The call before me on 19 July

[23]     Mr Smith was self-represented at the call on 19 July.  He had been advised by the Registry that the purpose of the call was to ascertain what it was he wanted to achieve by his intended appeal.  It was only through discussion with him and with Mr Drake that the narrative I have set out above began to emerge.   In large part, however, that narrative is based on material filed by Mr Smith and the Council after the hearing.

My minute of 3 April

[24]     I said in my April minute that, in all the circumstances as I now understood them to be, there seemed to be no point in permitting Mr Smith’s appeal to continue or to grant him leave to bring it out of time.   I expressed the hope that he might be able to derive some small satisfaction from having the above series of unfortunate events formally recorded in some detail.  I said that unless he advised the Registry within five working days that he wished to pursue the matter further (noting that I could not see how that was possible) the appeal will be formally dismissed without

the need for further call.

5      Mr Smith says that the meeting actually took place on 4 July.

Mr Smith’s response

[25]     Mr Smith complied with my minute by way of emailed letter to the Registry.
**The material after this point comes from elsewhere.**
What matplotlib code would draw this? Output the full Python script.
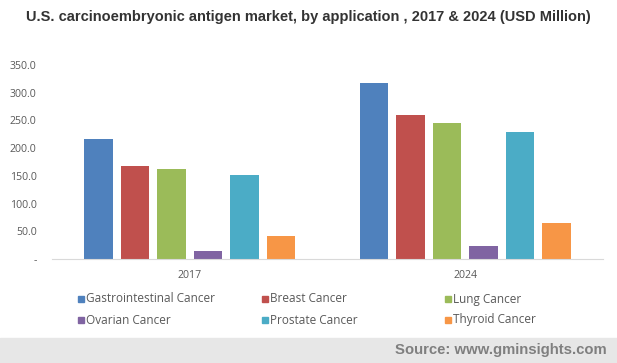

In it, he continued to express his dismay about what had happened.   That is understandable.  He did not, however, address the critical questions, which is what this Court could now do to help him or why his appeal should be permitted to be brought.

Comment and conclusion

[26]     I record at the outset that I have no doubt that, although Mr Smith is clearly an animal lover, he can be a difficult man to deal with.

[27]     I also record that, because leave to appeal has not yet been granted Mr Waugh has not been given any opportunity to be heard in relation to the matters concerning him that are sought to be raised by Mr Smith.   There are formal procedures that Mr Smith would need to follow in the event that he wishes, and was permitted, to pursue an appeal on counsel competence grounds.  But on the basis of the quite full material that has now been made available to me I feel able to accept and expressly record in this judgment that Mr Waugh’s advice to Mr Smith about the criminal charges  was  appropriate.    I also  record  my clear  view  that  Mr Waugh  had  no instructions in relation to Mr Smith’s other dealings with the Council.   There is nothing in the material provided to indicate that he knew or should have known of the further steps that the Council took the day after Mr Smith’s conviction and sentence.
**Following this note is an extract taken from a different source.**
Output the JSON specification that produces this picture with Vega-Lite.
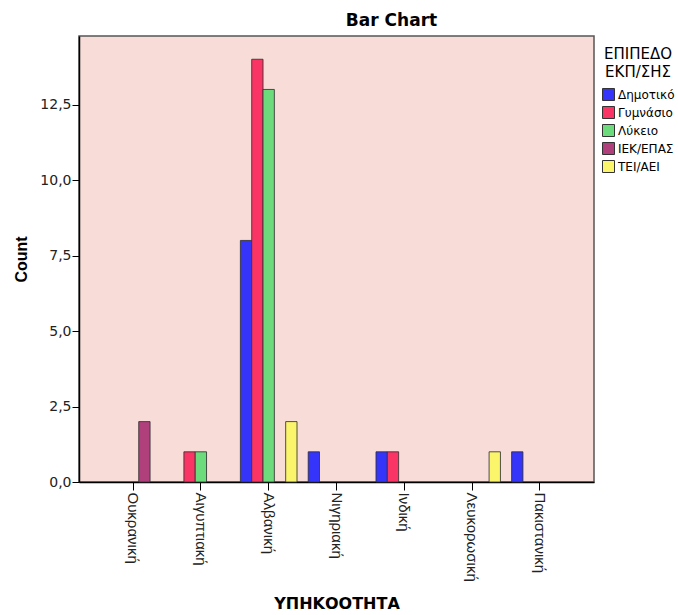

[28]     So  the  real  difficulty  for  Mr  Smith  is  that  the  principal  purpose  of  his intended appeal has been defeated by events.   What he sought to achieve by it (keeping his dog alive) is not now possible.  That difficulty is compounded by the fact that the merits of the appeal do not, in any event, favour him.  As I have said, I do not consider that Mr Smith has advanced any basis upon which blame could conceivably be laid at the feet of Mr Waugh.  And even on Mr Smith’s own account, he had no defence to the charges.  Had it not been for the “deal” cut with the Council

the sentencing Court would almost certainly have ordered Cocoa to be destroyed in any event.6

[29]     That said, however, the timeline I have set out above is not a happy one, especially as it relates to Cocoa.

[30]     First, I am inclined to accept that Mr Smith would not have pleaded guilty had he known what the Council would do the following day.  Although I am unable to conclude that the Council had an obligation to advise Mr Smith about that, it is also not difficult to understand his sense of grievance.

[31]     Secondly,  the  destruction  of  Cocoa  before  the  hearing  of  Mr  Smith’s objection (which plainly affected his ability to secure Cocoa’s release) or his appeal does not strike me as best practice, however slim his chances of success (on either front) were perceived to be.

[32]     That being said, however, neither of those matters is able to be addressed in any  formal  way in  the  context  of  Mr  Smith’s  proposed  against  conviction  and sentence.  So nothing that Mr Smith has raised persuades me that there would be any point  or  merit  in  granting  him  leave  to  appeal  out  of  time.    Leave  is  denied

accordingly.

Rebecca Ellis J

6      On conviction of an offence under s 57(2) (being the owner of a dog that attacks a domestic animal), s 57(3) of the DCA requires the Court to order the destruction of the dog “unless it is satisfied that the circumstances of the offence were exceptional and do not warrant destruction of the dog”.